EXERCISE DETAILS: Look through the data and write out every line with the word "this" in it.

WORKING DATA:
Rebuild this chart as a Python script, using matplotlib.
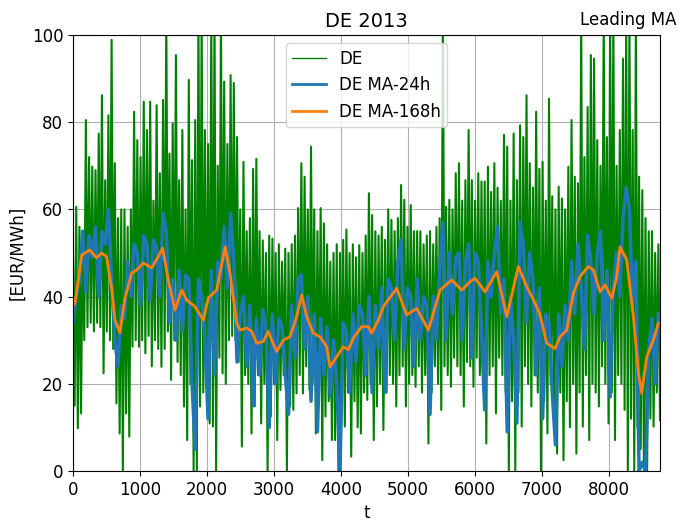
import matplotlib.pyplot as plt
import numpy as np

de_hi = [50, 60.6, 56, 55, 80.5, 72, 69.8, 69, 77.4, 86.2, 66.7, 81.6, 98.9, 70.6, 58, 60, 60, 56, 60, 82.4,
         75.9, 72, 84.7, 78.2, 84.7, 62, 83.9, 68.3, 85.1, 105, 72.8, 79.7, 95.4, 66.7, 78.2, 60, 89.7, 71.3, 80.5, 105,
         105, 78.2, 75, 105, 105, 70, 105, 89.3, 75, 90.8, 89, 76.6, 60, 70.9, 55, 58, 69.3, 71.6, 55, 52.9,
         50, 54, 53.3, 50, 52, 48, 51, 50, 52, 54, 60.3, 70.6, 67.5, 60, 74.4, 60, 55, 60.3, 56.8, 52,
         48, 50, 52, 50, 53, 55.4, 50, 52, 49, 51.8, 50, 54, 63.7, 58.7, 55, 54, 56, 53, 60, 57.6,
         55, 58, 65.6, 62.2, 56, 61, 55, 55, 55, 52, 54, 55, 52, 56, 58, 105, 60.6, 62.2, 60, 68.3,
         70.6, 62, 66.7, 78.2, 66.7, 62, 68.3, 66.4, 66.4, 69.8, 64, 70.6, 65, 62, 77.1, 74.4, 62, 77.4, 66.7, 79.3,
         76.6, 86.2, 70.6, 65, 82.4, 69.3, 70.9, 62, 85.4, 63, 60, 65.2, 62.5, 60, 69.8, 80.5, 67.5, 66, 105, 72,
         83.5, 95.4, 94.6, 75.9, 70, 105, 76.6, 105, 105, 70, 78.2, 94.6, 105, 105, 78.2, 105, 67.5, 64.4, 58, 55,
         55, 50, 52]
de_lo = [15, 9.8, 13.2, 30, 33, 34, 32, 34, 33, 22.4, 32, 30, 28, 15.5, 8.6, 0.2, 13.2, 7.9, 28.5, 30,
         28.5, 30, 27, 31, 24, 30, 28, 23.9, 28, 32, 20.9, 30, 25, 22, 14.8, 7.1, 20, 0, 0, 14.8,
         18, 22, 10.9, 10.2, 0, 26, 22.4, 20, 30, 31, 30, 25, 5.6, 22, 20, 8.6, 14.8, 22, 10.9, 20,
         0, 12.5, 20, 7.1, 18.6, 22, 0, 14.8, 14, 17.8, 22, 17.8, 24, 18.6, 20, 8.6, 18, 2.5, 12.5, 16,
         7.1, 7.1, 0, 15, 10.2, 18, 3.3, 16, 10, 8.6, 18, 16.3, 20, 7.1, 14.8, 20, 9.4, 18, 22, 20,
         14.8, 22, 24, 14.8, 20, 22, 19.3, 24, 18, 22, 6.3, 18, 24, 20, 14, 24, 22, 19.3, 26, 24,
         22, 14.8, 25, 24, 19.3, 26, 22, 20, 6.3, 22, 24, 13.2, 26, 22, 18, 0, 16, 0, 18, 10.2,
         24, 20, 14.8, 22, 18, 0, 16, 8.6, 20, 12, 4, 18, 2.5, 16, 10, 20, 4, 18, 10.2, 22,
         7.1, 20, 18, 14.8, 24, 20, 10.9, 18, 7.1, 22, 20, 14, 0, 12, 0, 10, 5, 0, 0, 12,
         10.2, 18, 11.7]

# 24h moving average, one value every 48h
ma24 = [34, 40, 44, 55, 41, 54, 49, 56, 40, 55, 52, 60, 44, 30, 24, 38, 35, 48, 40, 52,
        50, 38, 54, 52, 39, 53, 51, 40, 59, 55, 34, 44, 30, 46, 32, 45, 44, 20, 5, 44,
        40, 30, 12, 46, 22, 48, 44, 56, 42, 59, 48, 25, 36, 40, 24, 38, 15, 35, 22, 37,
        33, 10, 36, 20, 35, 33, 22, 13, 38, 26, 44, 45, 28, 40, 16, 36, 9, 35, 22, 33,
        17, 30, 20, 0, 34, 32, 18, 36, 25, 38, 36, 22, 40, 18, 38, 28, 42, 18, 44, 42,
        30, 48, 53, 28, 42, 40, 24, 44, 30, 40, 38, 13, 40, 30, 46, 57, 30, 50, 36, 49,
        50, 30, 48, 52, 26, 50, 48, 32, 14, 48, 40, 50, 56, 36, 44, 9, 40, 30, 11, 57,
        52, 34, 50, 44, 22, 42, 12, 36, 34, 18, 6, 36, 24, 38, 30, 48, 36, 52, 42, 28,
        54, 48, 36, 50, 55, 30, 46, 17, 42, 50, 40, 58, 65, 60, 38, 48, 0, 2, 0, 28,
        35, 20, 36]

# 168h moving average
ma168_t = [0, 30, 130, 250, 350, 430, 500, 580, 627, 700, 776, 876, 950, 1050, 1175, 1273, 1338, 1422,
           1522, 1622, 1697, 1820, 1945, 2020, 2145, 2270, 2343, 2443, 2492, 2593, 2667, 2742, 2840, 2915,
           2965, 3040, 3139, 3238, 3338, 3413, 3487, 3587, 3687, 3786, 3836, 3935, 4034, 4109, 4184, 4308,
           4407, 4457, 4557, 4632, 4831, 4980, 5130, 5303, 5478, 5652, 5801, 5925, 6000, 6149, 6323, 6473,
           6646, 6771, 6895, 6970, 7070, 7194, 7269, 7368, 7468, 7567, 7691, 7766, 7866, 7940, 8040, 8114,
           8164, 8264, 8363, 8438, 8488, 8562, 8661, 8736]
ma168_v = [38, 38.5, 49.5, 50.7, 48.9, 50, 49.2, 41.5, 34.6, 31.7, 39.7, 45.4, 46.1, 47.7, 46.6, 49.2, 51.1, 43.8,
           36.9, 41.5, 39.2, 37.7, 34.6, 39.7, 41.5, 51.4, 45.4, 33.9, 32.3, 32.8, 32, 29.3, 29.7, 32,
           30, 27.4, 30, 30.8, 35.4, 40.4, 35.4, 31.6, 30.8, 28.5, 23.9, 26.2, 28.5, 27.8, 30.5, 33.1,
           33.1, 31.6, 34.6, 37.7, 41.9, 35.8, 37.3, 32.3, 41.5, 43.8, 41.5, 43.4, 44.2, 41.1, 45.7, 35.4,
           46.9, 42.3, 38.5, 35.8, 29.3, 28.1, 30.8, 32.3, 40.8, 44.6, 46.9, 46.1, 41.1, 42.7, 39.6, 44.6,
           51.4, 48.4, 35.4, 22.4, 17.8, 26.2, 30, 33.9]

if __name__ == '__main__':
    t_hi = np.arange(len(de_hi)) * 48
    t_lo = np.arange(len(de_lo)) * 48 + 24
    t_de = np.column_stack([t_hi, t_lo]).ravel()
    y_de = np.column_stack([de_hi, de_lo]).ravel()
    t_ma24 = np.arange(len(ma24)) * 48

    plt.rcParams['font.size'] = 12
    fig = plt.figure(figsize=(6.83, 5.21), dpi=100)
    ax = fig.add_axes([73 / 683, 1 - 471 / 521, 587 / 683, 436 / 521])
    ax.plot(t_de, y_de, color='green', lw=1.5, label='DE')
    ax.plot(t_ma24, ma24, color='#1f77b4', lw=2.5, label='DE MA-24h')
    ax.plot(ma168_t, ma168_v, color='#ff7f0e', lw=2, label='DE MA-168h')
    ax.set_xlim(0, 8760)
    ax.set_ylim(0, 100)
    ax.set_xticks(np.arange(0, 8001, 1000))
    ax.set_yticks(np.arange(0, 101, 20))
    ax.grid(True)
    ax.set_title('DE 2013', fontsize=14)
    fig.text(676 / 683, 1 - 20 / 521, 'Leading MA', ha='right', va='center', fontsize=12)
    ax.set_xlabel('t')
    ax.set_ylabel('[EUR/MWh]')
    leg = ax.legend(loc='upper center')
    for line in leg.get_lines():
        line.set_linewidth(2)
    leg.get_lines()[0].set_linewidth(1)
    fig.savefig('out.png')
==
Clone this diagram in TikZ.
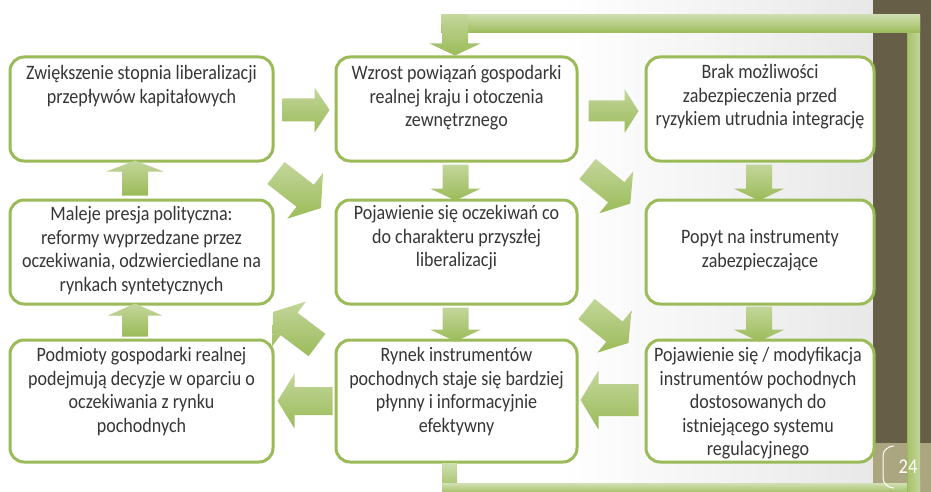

FULL SOLUTION:
Rebuild this chart as a Python script, using matplotlib.
Clone this diagram in TikZ.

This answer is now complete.